Short exercise: Line by line, repeat the data below exactly, beginning at the first line and ending at the line with "const labelledSeries = [0, 1, 2];". Omit pictures.

--------------------

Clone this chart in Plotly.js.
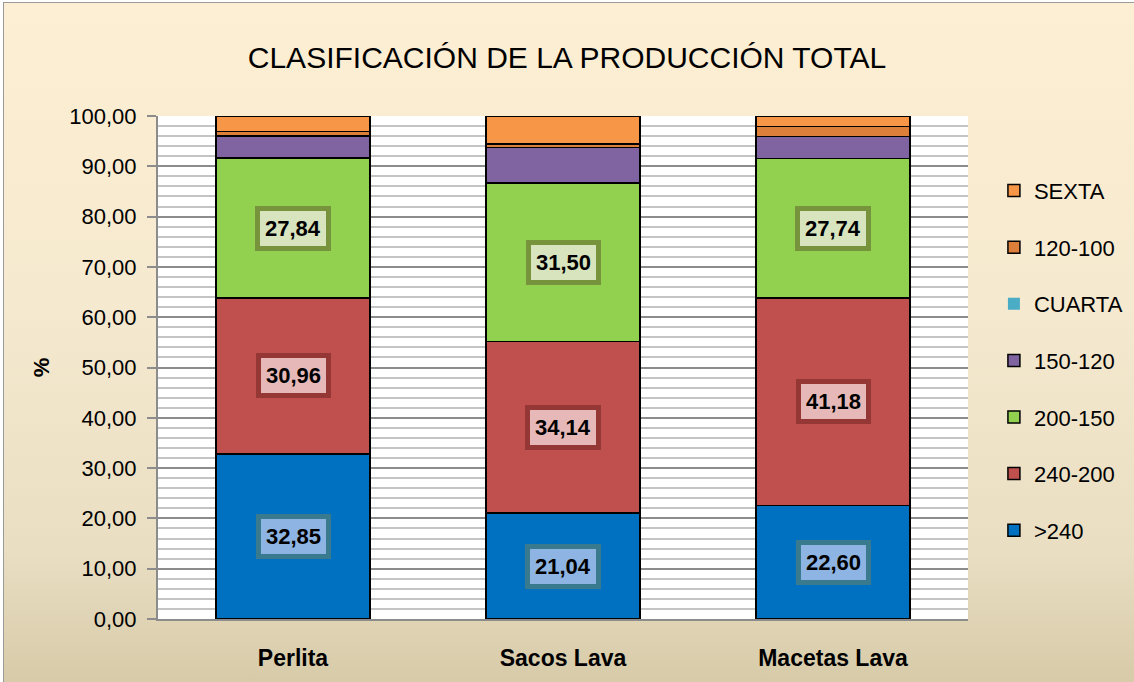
<!DOCTYPE html>
<html>
<head>
<meta charset="utf-8">
<script src="https://cdn.plot.ly/plotly-3.0.1.min.js"></script>
<style>
html,body{margin:0;padding:0;width:1134px;height:682px;overflow:hidden;background:#fff;}
#frame{position:absolute;left:3px;top:2px;width:1200px;height:720px;border:1.5px solid #9a9a9a;
background:linear-gradient(to bottom,#fdefd3 0px,#f5e9cf 300px,#e9dec2 550px,#d6caa8 682px);}
#chart{position:absolute;left:0;top:0;width:1134px;height:682px;}
</style>
</head>
<body>
<div id="frame"></div>
<div id="chart"></div>
<script>
const categories = ["Perlita", "Sacos Lava", "Macetas Lava"];
const seriesNames = [">240", "240-200", "200-150", "150-120", "CUARTA", "120-100", "SEXTA"];
const v_gt240   = [32.85, 21.04, 22.60];
const v_240_200 = [30.96, 34.14, 41.18];
const v_200_150 = [27.84, 31.50, 27.74];
const v_150_120 = [4.40, 7.10, 4.40];
const v_cuarta  = [0, 0, 0];
const v_120_100 = [0.90, 0.70, 2.00];
const v_sexta   = [3.05, 5.52, 2.08];
const labelledSeries = [0, 1, 2];

const allValues = [v_gt240, v_240_200, v_200_150, v_150_120, v_cuarta, v_120_100, v_sexta];
const colors = ["#0070C0", "#C0504D", "#92D050", "#8064A2", "#4BACC6", "#DC7F3B", "#F79646"];
const lineW = [1.5, 1.5, 1.5, 1.5, 0, 1.5, 1.5];
const boxBg = ["#8DB4E2", "#E6B9B8", "#D7E4BD"];
const boxBorder = ["#3A7A8E", "#953735", "#77933C"];

const traces = allValues.map((vals, i) => ({
  type: "bar",
  name: seriesNames[i],
  x: categories,
  y: vals,
  legendgroup: "g" + i,
  legendrank: 100 - i,
  marker: {color: colors[i], line: {color: "#000", width: lineW[i]}},
  hoverinfo: "skip"
}));

const fmt = v => v.toFixed(2).replace(".", ",");
const annotations = [];
labelledSeries.forEach(si => {
  categories.forEach((c, ci) => {
    let base = 0;
    for (let k = 0; k < si; k++) base += allValues[k][ci];
    const val = allValues[si][ci];
    annotations.push({
      x: c, y: base + val / 2, xref: "x", yref: "y",
      text: "<b>" + fmt(val) + "</b>", showarrow: false,
      font: {family: "Liberation Sans, Arial, sans-serif", size: 22, color: "#000"},
      bgcolor: boxBg[si], bordercolor: boxBorder[si], borderwidth: 5, borderpad: 5
    });
  });
});

const layout = {
  width: 1134, height: 682,
  paper_bgcolor: "rgba(0,0,0,0)",
  plot_bgcolor: "#ffffff",
  separators: ",.",
  barmode: "stack",
  bargap: 0.43,
  margin: {l: 158, r: 166, t: 116, b: 63, autoexpand: false},
  title: {text: "CLASIFICACIÓN DE LA PRODUCCIÓN TOTAL",
    font: {family: "Liberation Sans, Arial, sans-serif", size: 30, color: "#000"},
    x: 0.5, xanchor: "center", y: 0.915, yanchor: "middle"},
  xaxis: {
    showgrid: false, showline: true, linecolor: "#8c8c8c", linewidth: 2,
    ticks: "", tickfont: {family: "Liberation Sans, Arial, sans-serif", size: 23, color: "#000", weight: "bold"},
    ticklabelstandoff: 17
  },
  yaxis: {
    range: [0, 100], dtick: 10, tickformat: ".2f",
    showline: true, linecolor: "#8c8c8c", linewidth: 2,
    ticks: "outside", ticklen: 9, tickcolor: "#8c8c8c", tickwidth: 2,
    showgrid: true, gridcolor: "#8c8c8c", gridwidth: 2,
    minor: {dtick: 2, showgrid: true, gridcolor: "#c4c4c4", gridwidth: 2, ticks: ""},
    zeroline: false, ticklabelstandoff: 6,
    tickfont: {family: "Liberation Sans, Arial, sans-serif", size: 22, color: "#000"},
    title: {text: "<b>%</b>", font: {family: "Liberation Sans, Arial, sans-serif", size: 22, color: "#000"}, standoff: 14}
  },
  legend: {
    x: 1.032, xanchor: "left", y: 0.893, yanchor: "top",
    traceorder: "grouped", tracegroupgap: 25,
    font: {family: "Liberation Sans, Arial, sans-serif", size: 22, color: "#000"},
    bgcolor: "rgba(0,0,0,0)"
  },
  annotations: annotations,
  showlegend: true
};

Plotly.newPlot("chart", traces, layout, {displayModeBar: false, staticPlot: true});
</script>
</body>
</html>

--------------------

Correct result:
Clone this chart in Plotly.js.
<!DOCTYPE html>
<html>
<head>
<meta charset="utf-8">
<script src="https://cdn.plot.ly/plotly-3.0.1.min.js"></script>
<style>
html,body{margin:0;padding:0;width:1134px;height:682px;overflow:hidden;background:#fff;}
#frame{position:absolute;left:3px;top:2px;width:1200px;height:720px;border:1.5px solid #9a9a9a;
background:linear-gradient(to bottom,#fdefd3 0px,#f5e9cf 300px,#e9dec2 550px,#d6caa8 682px);}
#chart{position:absolute;left:0;top:0;width:1134px;height:682px;}
</style>
</head>
<body>
<div id="frame"></div>
<div id="chart"></div>
<script>
const categories = ["Perlita", "Sacos Lava", "Macetas Lava"];
const seriesNames = [">240", "240-200", "200-150", "150-120", "CUARTA", "120-100", "SEXTA"];
const v_gt240   = [32.85, 21.04, 22.60];
const v_240_200 = [30.96, 34.14, 41.18];
const v_200_150 = [27.84, 31.50, 27.74];
const v_150_120 = [4.40, 7.10, 4.40];
const v_cuarta  = [0, 0, 0];
const v_120_100 = [0.90, 0.70, 2.00];
const v_sexta   = [3.05, 5.52, 2.08];
const labelledSeries = [0, 1, 2];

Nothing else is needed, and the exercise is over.